- **What is required**
Repeat each entry as written and leave the images out of the copy.

- **Entries**

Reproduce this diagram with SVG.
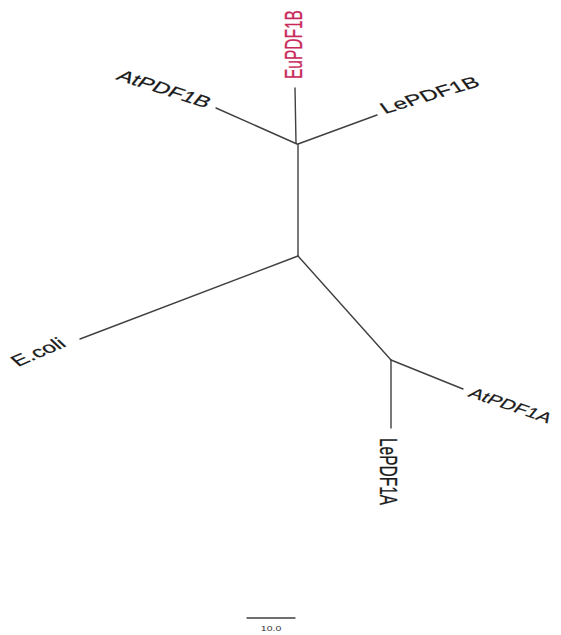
<svg xmlns="http://www.w3.org/2000/svg" width="561" height="635" viewBox="0 0 561 635">
<style>
.br{stroke:#404040;stroke-width:1.4;fill:none;stroke-linecap:round}
.lb{font-family:"Liberation Sans",Arial,sans-serif;font-size:15.5px;fill:#1a1a1a;stroke:#1a1a1a;stroke-width:0.2}
.red{fill:#c8285a;stroke:#c8285a}
.sc{font-family:"Liberation Sans",Arial,sans-serif;font-size:7.5px;fill:#333}
</style>
<rect width="561" height="635" fill="#ffffff"/>
<g id="connectors">
<line class="br" x1="295" y1="88" x2="296" y2="143"/>
<line class="br" x1="216" y1="108" x2="297" y2="144"/>
<line class="br" x1="298" y1="144" x2="377" y2="115"/>
<line class="br" x1="298" y1="144" x2="298" y2="256"/>
<line class="br" x1="298" y1="256" x2="80" y2="339"/>
<line class="br" x1="298" y1="256" x2="391" y2="360"/>
<line class="br" x1="391" y1="360" x2="463" y2="389"/>
<line class="br" x1="391" y1="360" x2="391" y2="428"/>
</g>
<g id="EuPDF1B"><text class="lb red" transform="translate(302,79) scale(1.58,1) rotate(-90)">EuPDF1B</text></g>
<g id="AtPDF1B"><text class="lb" transform="translate(115,79) scale(1.58,1) rotate(27)">AtPDF1B</text></g>
<g id="LePDF1B"><text class="lb" transform="translate(385,114) scale(1.58,1) rotate(-25)">LePDF1B</text></g>
<g id="Ecoli"><text class="lb" transform="translate(18,367) scale(1.58,1) rotate(-34)">E.coli</text></g>
<g id="AtPDF1A"><text class="lb" style="font-size:14px" transform="translate(467,396) scale(1.56,1) rotate(28)">AtPDF1A</text></g>
<g id="LePDF1A"><text class="lb" transform="translate(380,438) scale(1.58,1) rotate(90)">LePDF1A</text></g>
<g id="scale">
<line class="br" x1="247" y1="618" x2="295" y2="618"/>
<text class="sc" text-anchor="middle" transform="translate(271,631) scale(1.4,1)">10.0</text>
</g>
</svg>
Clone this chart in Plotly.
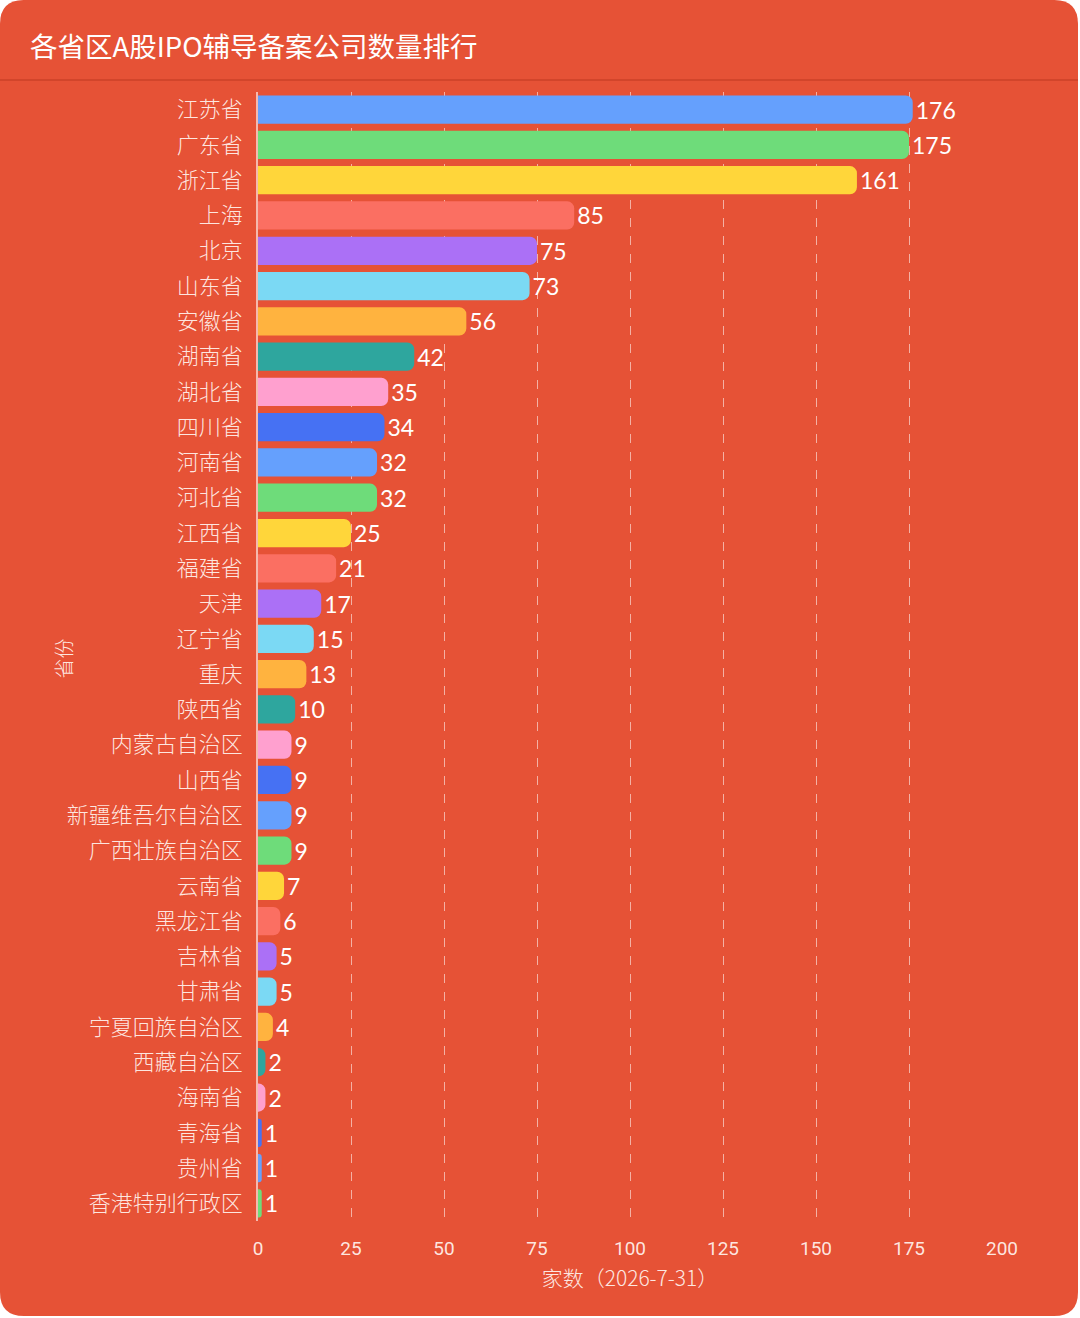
import plotly.graph_objects as go

provinces = ['江苏省', '广东省', '浙江省', '上海', '北京', '山东省', '安徽省', '湖南省',
             '湖北省', '四川省', '河南省', '河北省', '江西省', '福建省', '天津', '辽宁省',
             '重庆', '陕西省', '内蒙古自治区', '山西省', '新疆维吾尔自治区', '广西壮族自治区',
             '云南省', '黑龙江省', '吉林省', '甘肃省', '宁夏回族自治区', '西藏自治区',
             '海南省', '青海省', '贵州省', '香港特别行政区']
counts = [176, 175, 161, 85, 75, 73, 56, 42, 35, 34, 32, 32, 25, 21, 17, 15,
          13, 10, 9, 9, 9, 9, 7, 6, 5, 5, 4, 2, 2, 1, 1, 1]
x_ticks = [0, 25, 50, 75, 100, 125, 150, 175, 200]

palette = ['#65a0fd', '#6edc7a', '#ffd63a', '#fb6f62', '#ab70f6',
           '#7bd9f4', '#ffb33f', '#2ea69e', '#ffa0cf', '#4671f3']
bar_colors = [palette[i % len(palette)] for i in range(len(provinces))]

bg = '#e65236'
txt = 'rgba(255,240,235,0.95)'
cjk = 'Noto Sans CJK SC'

W, H = 1080, 1318
ML, MR, MT, MB = 258, 78, 92, 97
PW, PH = W - ML - MR, H - MT - MB


# pixel -> paper coords, for the card background
def px(x):
    return (x - ML) / PW


def py(y):
    return (H - MB - y) / PH


def card_path(x0, y0, x1, y1, r):
    pts = [('M', x0 + r, y0), ('L', x1 - r, y0), ('Q', x1, y0, x1, y0 + r),
           ('L', x1, y1 - r), ('Q', x1, y1, x1 - r, y1), ('L', x0 + r, y1),
           ('Q', x0, y1, x0, y1 - r), ('L', x0, y0 + r), ('Q', x0, y0, x0 + r, y0)]
    out = ''
    for p in pts:
        cmd, coords = p[0], p[1:]
        vals = []
        for i in range(0, len(coords), 2):
            vals.append(f'{px(coords[i]):.5f},{py(coords[i + 1]):.5f}')
        out += cmd + ' '.join(vals) + ' '
    return out + 'Z'


fig = go.Figure()

fig.add_trace(go.Bar(x=counts, y=provinces,
                     orientation='h',
                     marker=dict(color=bar_colors, cornerradius=7, line=dict(width=0)),
                     width=0.8,
                     text=counts,
                     textposition='outside',
                     textfont=dict(color='#ffffff', size=23, family='Lato'),
                     cliponaxis=False,
                     hoverinfo='x+y'))

fig.update_layout(width=W, height=H,
                  paper_bgcolor='#ffffff',
                  plot_bgcolor='rgba(0,0,0,0)',
                  margin=dict(l=ML, r=MR, t=MT, b=MB),
                  showlegend=False,
                  title=dict(text='各省区A股IPO辅导备案公司数量排行',
                             x=30 / W, xanchor='left',
                             y=1 - 47 / H, yanchor='middle',
                             font=dict(family=cjk, size=27.5, color='#ffffff')),
                  xaxis=dict(range=[0, 200],
                             tickvals=x_ticks,
                             showgrid=True,
                             gridcolor='rgba(255,255,255,0.55)',
                             griddash='dash',
                             gridwidth=1,
                             zeroline=False,
                             showline=False,
                             ticks='',
                             ticklabelstandoff=14,
                             tickfont=dict(family='Roboto', size=19, color=txt),
                             title=dict(text='家数（2026-7-31）', standoff=12,
                                        font=dict(family=cjk, size=21, color=txt, weight=300))),
                  yaxis=dict(autorange='reversed',
                             showgrid=False,
                             showline=True,
                             linecolor='rgba(255,255,255,0.6)',
                             linewidth=1.5,
                             ticks='',
                             ticklabelstandoff=9,
                             tickfont=dict(family=cjk, size=22, color=txt, weight=300)),
                  annotations=[dict(text='省份', xref='paper', yref='paper',
                                    x=px(47), y=py(658), textangle=-90,
                                    showarrow=False,
                                    font=dict(family=cjk, size=20, color=txt, weight=300))],
                  shapes=[dict(type='path', xref='paper', yref='paper', layer='below',
                               path=card_path(0, 0, 1078, 1316, 24),
                               fillcolor=bg, line=dict(width=0)),
                          dict(type='line', xref='paper', yref='paper', layer='below',
                               x0=px(0), x1=px(1078), y0=py(80), y1=py(80),
                               line=dict(color='rgba(150,30,10,0.25)', width=2))])

fig.write_html('out.html', config={'displayModeBar': False},
               post_script="document.body.style.margin='0';")
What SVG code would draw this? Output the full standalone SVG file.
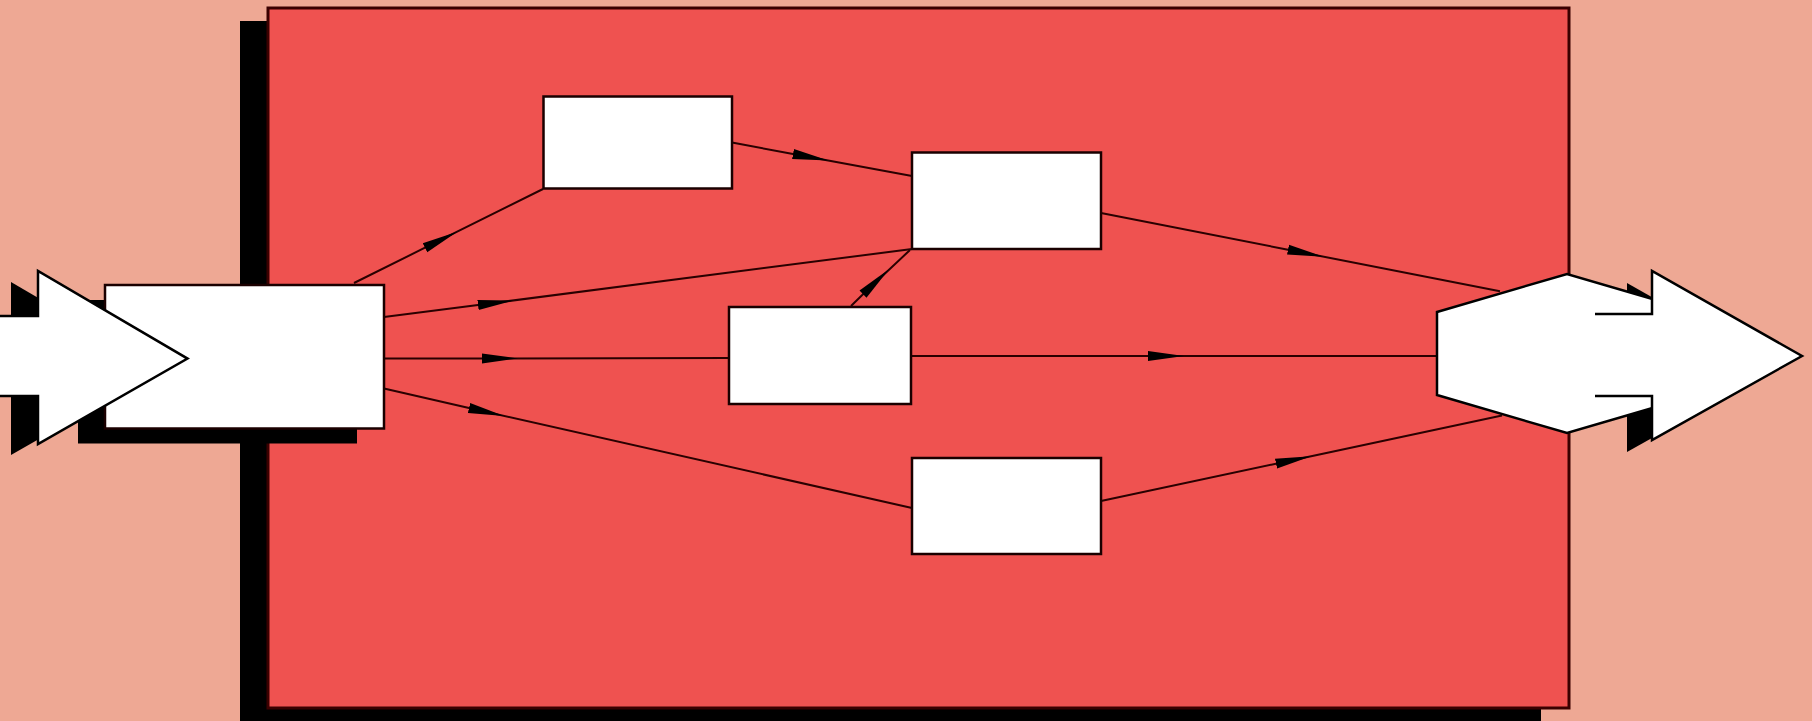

- **Task solution**
Reproduce this diagram with SVG.
<svg xmlns="http://www.w3.org/2000/svg" width="561" height="635" viewBox="0 0 561 635">
<style>
.br{stroke:#404040;stroke-width:1.4;fill:none;stroke-linecap:round}
.lb{font-family:"Liberation Sans",Arial,sans-serif;font-size:15.5px;fill:#1a1a1a;stroke:#1a1a1a;stroke-width:0.2}
.red{fill:#c8285a;stroke:#c8285a}
.sc{font-family:"Liberation Sans",Arial,sans-serif;font-size:7.5px;fill:#333}
</style>
<rect width="561" height="635" fill="#ffffff"/>
<g id="connectors">
<line class="br" x1="295" y1="88" x2="296" y2="143"/>
<line class="br" x1="216" y1="108" x2="297" y2="144"/>
<line class="br" x1="298" y1="144" x2="377" y2="115"/>
<line class="br" x1="298" y1="144" x2="298" y2="256"/>
<line class="br" x1="298" y1="256" x2="80" y2="339"/>
<line class="br" x1="298" y1="256" x2="391" y2="360"/>
<line class="br" x1="391" y1="360" x2="463" y2="389"/>
<line class="br" x1="391" y1="360" x2="391" y2="428"/>
</g>
<g id="EuPDF1B"><text class="lb red" transform="translate(302,79) scale(1.58,1) rotate(-90)">EuPDF1B</text></g>
<g id="AtPDF1B"><text class="lb" transform="translate(115,79) scale(1.58,1) rotate(27)">AtPDF1B</text></g>
<g id="LePDF1B"><text class="lb" transform="translate(385,114) scale(1.58,1) rotate(-25)">LePDF1B</text></g>
<g id="Ecoli"><text class="lb" transform="translate(18,367) scale(1.58,1) rotate(-34)">E.coli</text></g>
<g id="AtPDF1A"><text class="lb" style="font-size:14px" transform="translate(467,396) scale(1.56,1) rotate(28)">AtPDF1A</text></g>
<g id="LePDF1A"><text class="lb" transform="translate(380,438) scale(1.58,1) rotate(90)">LePDF1A</text></g>
<g id="scale">
<line class="br" x1="247" y1="618" x2="295" y2="618"/>
<text class="sc" text-anchor="middle" transform="translate(271,631) scale(1.4,1)">10.0</text>
</g>
</svg>
Clone this chart in Plotly.
import plotly.graph_objects as go

provinces = ['江苏省', '广东省', '浙江省', '上海', '北京', '山东省', '安徽省', '湖南省',
             '湖北省', '四川省', '河南省', '河北省', '江西省', '福建省', '天津', '辽宁省',
             '重庆', '陕西省', '内蒙古自治区', '山西省', '新疆维吾尔自治区', '广西壮族自治区',
             '云南省', '黑龙江省', '吉林省', '甘肃省', '宁夏回族自治区', '西藏自治区',
             '海南省', '青海省', '贵州省', '香港特别行政区']
counts = [176, 175, 161, 85, 75, 73, 56, 42, 35, 34, 32, 32, 25, 21, 17, 15,
          13, 10, 9, 9, 9, 9, 7, 6, 5, 5, 4, 2, 2, 1, 1, 1]
x_ticks = [0, 25, 50, 75, 100, 125, 150, 175, 200]

palette = ['#65a0fd', '#6edc7a', '#ffd63a', '#fb6f62', '#ab70f6',
           '#7bd9f4', '#ffb33f', '#2ea69e', '#ffa0cf', '#4671f3']
bar_colors = [palette[i % len(palette)] for i in range(len(provinces))]

bg = '#e65236'
txt = 'rgba(255,240,235,0.95)'
cjk = 'Noto Sans CJK SC'

W, H = 1080, 1318
ML, MR, MT, MB = 258, 78, 92, 97
PW, PH = W - ML - MR, H - MT - MB


# pixel -> paper coords, for the card background
def px(x):
    return (x - ML) / PW


def py(y):
    return (H - MB - y) / PH


def card_path(x0, y0, x1, y1, r):
    pts = [('M', x0 + r, y0), ('L', x1 - r, y0), ('Q', x1, y0, x1, y0 + r),
           ('L', x1, y1 - r), ('Q', x1, y1, x1 - r, y1), ('L', x0 + r, y1),
           ('Q', x0, y1, x0, y1 - r), ('L', x0, y0 + r), ('Q', x0, y0, x0 + r, y0)]
    out = ''
    for p in pts:
        cmd, coords = p[0], p[1:]
        vals = []
        for i in range(0, len(coords), 2):
            vals.append(f'{px(coords[i]):.5f},{py(coords[i + 1]):.5f}')
        out += cmd + ' '.join(vals) + ' '
    return out + 'Z'


fig = go.Figure()

fig.add_trace(go.Bar(x=counts, y=provinces,
                     orientation='h',
                     marker=dict(color=bar_colors, cornerradius=7, line=dict(width=0)),
                     width=0.8,
                     text=counts,
                     textposition='outside',
                     textfont=dict(color='#ffffff', size=23, family='Lato'),
                     cliponaxis=False,
                     hoverinfo='x+y'))

fig.update_layout(width=W, height=H,
                  paper_bgcolor='#ffffff',
                  plot_bgcolor='rgba(0,0,0,0)',
                  margin=dict(l=ML, r=MR, t=MT, b=MB),
                  showlegend=False,
                  title=dict(text='各省区A股IPO辅导备案公司数量排行',
                             x=30 / W, xanchor='left',
                             y=1 - 47 / H, yanchor='middle',
                             font=dict(family=cjk, size=27.5, color='#ffffff')),
                  xaxis=dict(range=[0, 200],
                             tickvals=x_ticks,
                             showgrid=True,
                             gridcolor='rgba(255,255,255,0.55)',
                             griddash='dash',
                             gridwidth=1,
                             zeroline=False,
                             showline=False,
                             ticks='',
                             ticklabelstandoff=14,
                             tickfont=dict(family='Roboto', size=19, color=txt),
                             title=dict(text='家数（2026-7-31）', standoff=12,
                                        font=dict(family=cjk, size=21, color=txt, weight=300))),
                  yaxis=dict(autorange='reversed',
                             showgrid=False,
                             showline=True,
                             linecolor='rgba(255,255,255,0.6)',
                             linewidth=1.5,
                             ticks='',
                             ticklabelstandoff=9,
                             tickfont=dict(family=cjk, size=22, color=txt, weight=300)),
                  annotations=[dict(text='省份', xref='paper', yref='paper',
                                    x=px(47), y=py(658), textangle=-90,
                                    showarrow=False,
                                    font=dict(family=cjk, size=20, color=txt, weight=300))],
                  shapes=[dict(type='path', xref='paper', yref='paper', layer='below',
                               path=card_path(0, 0, 1078, 1316, 24),
                               fillcolor=bg, line=dict(width=0)),
                          dict(type='line', xref='paper', yref='paper', layer='below',
                               x0=px(0), x1=px(1078), y0=py(80), y1=py(80),
                               line=dict(color='rgba(150,30,10,0.25)', width=2))])

fig.write_html('out.html', config={'displayModeBar': False},
               post_script="document.body.style.margin='0';")
What SVG code would draw this? Output the full standalone SVG file.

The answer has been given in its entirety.